Clean Line, a power transmission company based in Oklahoma, announced on September 11 that it had cleared a substantial hurdle on its path to build interstate high-tension electricity lines. These networks would deliver electricity from renewable energy-producing midwestern states to providers in the southernmost U.S. states like Tennessee and Alabama.
The goal of the project, known currently as the Plains and Eastern Clean Line initiative, is to transit energy from wind and solar power sources to consumers that do not possess the renewable energy resources available in the Midwest. This process would involve a 750 mile-long system of high-voltage direct current wires, capable of delivering 3,500 megawatts (MW) of energy at a given time, or enough electricity to light nearly 1 million residences.
Michael Ming, Oklahoma's Energy Secretary, lauded the decision as one that will lead to more jobs in the state and elsewhere.

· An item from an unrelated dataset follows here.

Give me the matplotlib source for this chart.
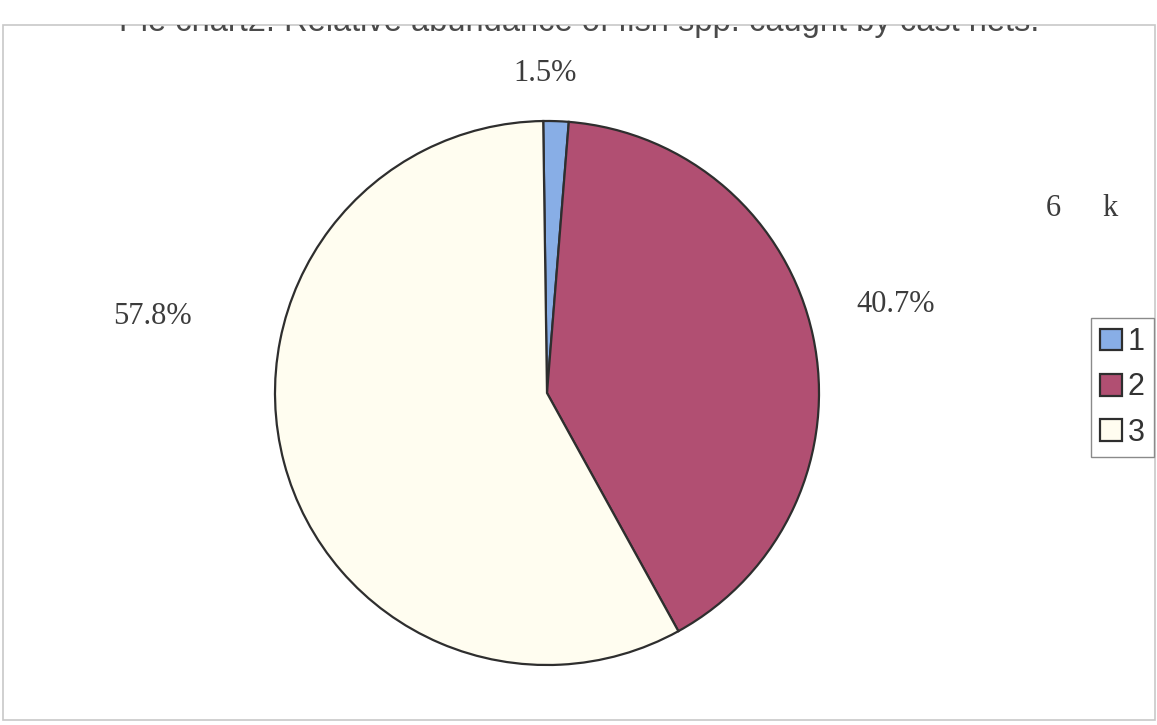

"This approval from FERC is a great step towards developing Oklahoma's low-cost clean energy
resources," Ming said, according to the release. "The Plains and Eastern Clean Line will create
jobs, while enabling billions of dollars of investments in Oklahoma’s clean energy industry."
To qualify for the regulatory clearance, Clean Line had to pass a series of tests, including commitments to deliver affordable electricity that does not discriminate based on location. Additionally, the energy company had to prove that it was acting in the public good in order to receive permission to start building the interstate power transfer network.
While Clean Line's project remains in the planning phase, it could bring much-needed jobs to areas hardest hit by the ongoing national economic malaise. Not only will this provide a boost to unemployment numbers, the initiative further cements the place of renewable energy in the wider context of U.S. energy policy.